While there are clearly funds to be made available for transit and other beneficial projects, ‎the ‎general policy articulated in the FHWA Policy Memo will not be welcome news to many ‎Texas ‎communities. To be clear, the overall transportation funding gap in Texas includes the ‎need for both ‎new capacity and the need to maintain existing infrastructure, and prioritizing the ‎use of IIJA funding ‎for the repair, rehabilitation, reconstruction, replacement, and maintenance ‎of existing transportation ‎infrastructure will help in addressing those needs in Texas. However, ‎Texas continues to be the ‎fastest growing state in the country, and notwithstanding increases in ‎state funding during the past ‎decade, it continues to fall several billion dollars short each year in ‎meeting the aggregate need for ‎new and expanded roadways.
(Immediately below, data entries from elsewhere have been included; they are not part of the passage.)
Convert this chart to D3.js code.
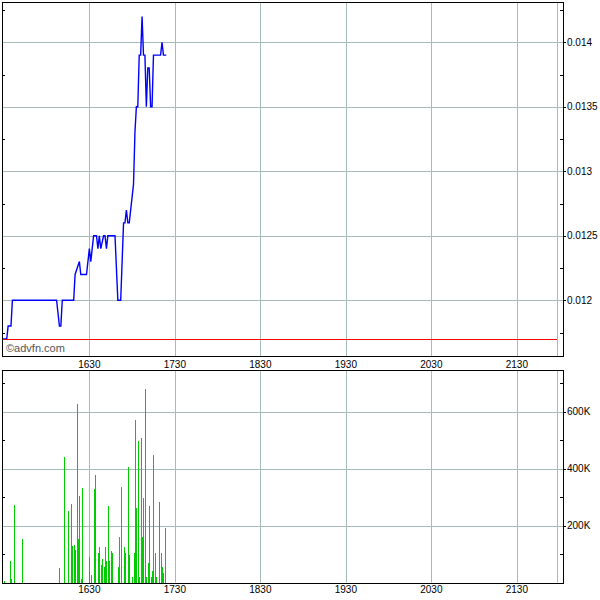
<!DOCTYPE html>
<html><head><meta charset="utf-8">
<script src="https://cdn.jsdelivr.net/npm/d3@7"></script>
<style>
body{margin:0;background:#fff}
text{font-family:"Liberation Sans",Arial,sans-serif}
</style>
</head><body>
<svg id="c" width="600" height="600"></svg>
<script>
// ---- data ----
const priceTimes = ["15:29","15:32","15:33","15:35","15:36","16:07","16:09","16:10","16:11","16:19",
  "16:20","16:23","16:24","16:28","16:30","16:31","16:32","16:33","16:35","16:36",
  "16:37","16:38","16:40","16:41","16:42","16:43","16:48","16:50","16:52","16:54",
  "16:55","16:56","16:57","16:58","17:00","17:01","17:02","17:03","17:04","17:05",
  "17:06","17:07","17:08","17:09","17:10","17:11","17:12","17:13","17:14","17:15",
  "17:20","17:21","17:22","17:24"];
const priceValues = [0.0117,0.0117,0.0118,0.0118,0.0120,0.0120,0.0118,0.0118,0.0120,0.0120,
  0.0122,0.0123,0.0122,0.0122,0.0124,0.0123,0.0124,0.0125,0.0125,0.0124,
  0.0125,0.0124,0.0125,0.0125,0.0124,0.0125,0.0125,0.0120,0.0120,0.0126,
  0.0126,0.0127,0.0126,0.0126,0.0128,0.0129,0.0133,0.0135,0.0135,0.0139,
  0.0139,0.0142,0.0139,0.0139,0.0135,0.0138,0.0138,0.0135,0.0135,0.0139,
  0.0139,0.0140,0.0139,0.0139];
const volumeTimes = ["15:30","15:34","15:35","15:37","15:43","16:09","16:12","16:15","16:17","16:18",
  "16:19","16:20","16:21","16:22","16:23","16:24","16:25","16:30","16:31","16:33",
  "16:34","16:36","16:37","16:38","16:39","16:40","16:41","16:42","16:43","16:44",
  "16:45","16:46","16:50","16:51","16:52","16:54","16:55","16:57","16:58","17:00",
  "17:01","17:02","17:03","17:04","17:05","17:06","17:07","17:08","17:09","17:10",
  "17:11","17:12","17:13","17:14","17:15","17:16","17:17","17:19","17:20","17:21",
  "17:22","17:23"];
const volumeValues = [6000,74000,12000,271000,152000,50000,439000,250000,274000,128000,
  130000,113000,628000,152000,302000,12000,331000,91000,28000,327000,
  379000,103000,126000,63000,81000,53000,123000,77000,270000,74000,
  109000,105000,56000,161000,337000,123000,102000,407000,95000,21000,
  105000,572000,260000,495000,18000,509000,158000,298000,681000,21000,
  70000,270000,18000,42000,449000,102000,18000,284000,102000,53000,
  35000,193000];
const previousClose = 0.0117;
const timeDomain = ["15:28:42","22:02:24"];
const sessionEnd = "21:58";
const timeTicks = ["16:30","17:30","18:30","19:30","20:30","21:30"];
const priceTicks = [0.012,0.0125,0.013,0.0135,0.014];
const priceMinorTicks = [0.01175,0.01225,0.01275,0.01325,0.01375,0.01425];
const priceDomain = [0.011568,0.014312];
const volumeTicks = [200000,400000,600000];
const volumeMinorTicks = [100000,300000,500000,700000];
const volumeDomain = [0,746000];

// ---- helpers ----
function toMin(s){const p=s.split(":").map(Number);return p[0]*60+p[1]+(p[2]||0)/60;}
function fmtTime(m){const h=Math.floor(m/60),mm=Math.round(m%60);return String(h)+String(mm).padStart(2,"0");}
const crisp = v => Math.round(v)+0.5;

const svg = d3.select("#c");
const L=2, R=563;
const top1=2, bot1=356, top2=370, bot2=582.5;
const gridColor="#a6baba";

const x = d3.scaleLinear().domain(timeDomain.map(toMin)).range([L,R]);
const yP = d3.scaleLinear().domain(priceDomain).range([bot1,top1]);
const yV = d3.scaleLinear().domain(volumeDomain).range([bot2,top2]);

function panel(y0,y1,yScale,ticks,minor,fmt,labelY){
  const g = svg.append("g");
  g.selectAll(".vg").data(timeTicks.map(toMin).concat([toMin(sessionEnd)])).enter().append("line")
    .attr("x1",d=>crisp(x(d))).attr("x2",d=>crisp(x(d))).attr("y1",y0).attr("y2",y1)
    .attr("stroke",gridColor).attr("stroke-width",1);
  g.selectAll(".hg").data(ticks).enter().append("line")
    .attr("x1",L).attr("x2",R+3).attr("y1",d=>crisp(yScale(d))).attr("y2",d=>crisp(yScale(d)))
    .attr("stroke",gridColor).attr("stroke-width",1);
  g.selectAll(".ht").data(ticks).enter().append("line")
    .attr("x1",R).attr("x2",R+3).attr("y1",d=>crisp(yScale(d))).attr("y2",d=>crisp(yScale(d)))
    .attr("stroke","#000").attr("stroke-width",1);
  const mn = minor.filter(v=>yScale(v)>y0+1 && yScale(v)<y1-1);
  g.selectAll(".ml").data(mn).enter().append("line")
    .attr("x1",L).attr("x2",L+3).attr("y1",d=>crisp(yScale(d))).attr("y2",d=>crisp(yScale(d)))
    .attr("stroke","#000");
  g.selectAll(".mr").data(mn).enter().append("line")
    .attr("x1",R-3).attr("x2",R).attr("y1",d=>crisp(yScale(d))).attr("y2",d=>crisp(yScale(d)))
    .attr("stroke","#000");
  g.selectAll(".yl").data(ticks).enter().append("text")
    .attr("x",R+4).attr("y",d=>yScale(d)).attr("dy","0.36em")
    .attr("font-size",10).attr("fill","#000").text(fmt);
  g.selectAll(".xl").data(timeTicks).enter().append("text")
    .attr("x",d=>x(toMin(d))).attr("y",labelY).attr("text-anchor","middle")
    .attr("font-size",10).attr("fill","#000").text(d=>fmtTime(toMin(d)));
  return g;
}

panel(top1,bot1,yP,priceTicks,priceMinorTicks,d=>String(d),368);
panel(top2,bot2,yV,volumeTicks,volumeMinorTicks,d=>(d/1000)+"K",593);

// price line
const pts = priceTimes.map((t,i)=>[toMin(t),priceValues[i]]);
svg.append("path").datum(pts)
  .attr("d",d3.line().x(d=>x(d[0])).y(d=>yP(d[1])))
  .attr("fill","none").attr("stroke","#0000ff").attr("stroke-width",1.4)
  .attr("stroke-linejoin","miter");

// previous close line
svg.append("rect").attr("shape-rendering","crispEdges")
  .attr("x",L).attr("width",Math.round(x(toMin(sessionEnd)))-L)
  .attr("y",Math.round(yP(previousClose))).attr("height",1)
  .attr("fill","#ff0000");

// volume bars
svg.append("g").attr("shape-rendering","crispEdges").selectAll("rect")
  .data(volumeTimes.map((t,i)=>[toMin(t),volumeValues[i]])).enter().append("rect")
  .attr("x",d=>Math.round(x(d[0])))
  .attr("width",1)
  .attr("y",d=>yV(d[1]))
  .attr("height",d=>bot2-yV(d[1]))
  .attr("fill","#00cc00");

// watermark
svg.append("text").attr("x",6).attr("y",352).attr("font-size",11).attr("fill","#555").text("©advfn.com");

// frames
[[top1,bot1],[top2,bot2]].forEach(([a,b])=>{
  svg.append("rect").attr("x",L+0.5).attr("y",Math.round(a)+0.5)
    .attr("width",Math.round(R-L)).attr("height",Math.round(b-a))
    .attr("fill","none").attr("stroke","#000").attr("stroke-width",1);
});
</script>
</body></html>
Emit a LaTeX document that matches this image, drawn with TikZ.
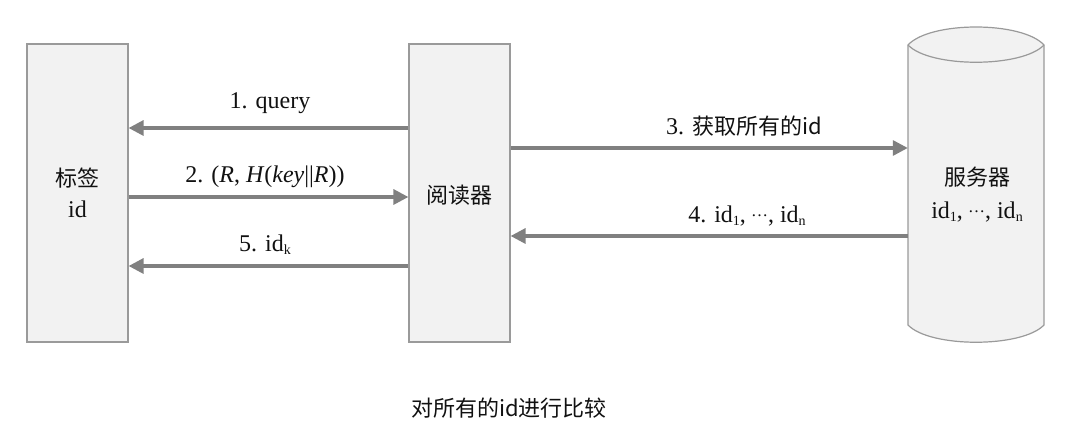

Many communities are struggling ‎with the need for congestion relief, ‎including on corridors that are vital to that state and national ‎economies. Those that were hoping the ‎IIJA might solve the funding gap for new capacity may ‎need to continue to look for other funding ‎sources rather than rely on any hoped for support from ‎the IIJA.‎

Infrastructure Investment and Jobs Act Funding Categories

  • ‎$110 billion for repair, replacement, and reconstruction of roads and bridges (primary ‎‎emphasis on bridges)‎
  • ‎$66 billion for deferred maintenance for Amtrak, rail improvements in the Northeast ‎‎Corridor, and improving rail service and safety in other parts of the country
  • $73 billion to protect and improve the power grid, upgrade and modernize power lines, ‎‎prevent hacking of the power grid, and support clean energy
  • ‎$65 billion for states to implement increased broadband deployment, particularly in rural ‎‎areas and in low-income communities
  • ‎$55 billion for lead remediation and pipe replacement, chemical cleanup, and clean ‎‎drinking water in Tribal Nations and disadvantaged communities
  • ‎$50 billion to address flooding, wildfires, coastal erosion, and droughts, funding also ‎‎provided for cybersecurity and protecting critical infrastructure
  • ‎$39 billion for public transit, including addressing repair backlogs, creating new bus ‎routes, ‎and increasing accessibility for seniors and the disabled
  • ‎$25 billion for upgrades and expansions of U.S. airports, including runways, gates, ‎‎taxiways, control towers, control systems, terminals, and concessions
  • $21 billion to clean up Superfund and brownfield sites, reclaim abandoned mine land, ‎and ‎cap old and abandoned oil and gas wells
  • ‎$17 billion for port infrastructure and waterways, including coastal infrastructure, inland ‎‎waterway improvements, and land ports of entry
  • ‎$11 billion for highway and pedestrian safety, including investments in Safe Street ‎‎programs
  • ‎$7.5 billion to build out a nationwide network of electric vehicle charging stations
  • ‎$7.5 billion for electric school buses, primarily in low-income, rural, and tribal ‎communities
  • ‎$1 billion for reconnecting communities

DISCLAIMER: Because of the generality of this update, the information provided herein may not be applicable in all situations and should not be acted upon without specific legal advice based on particular situations.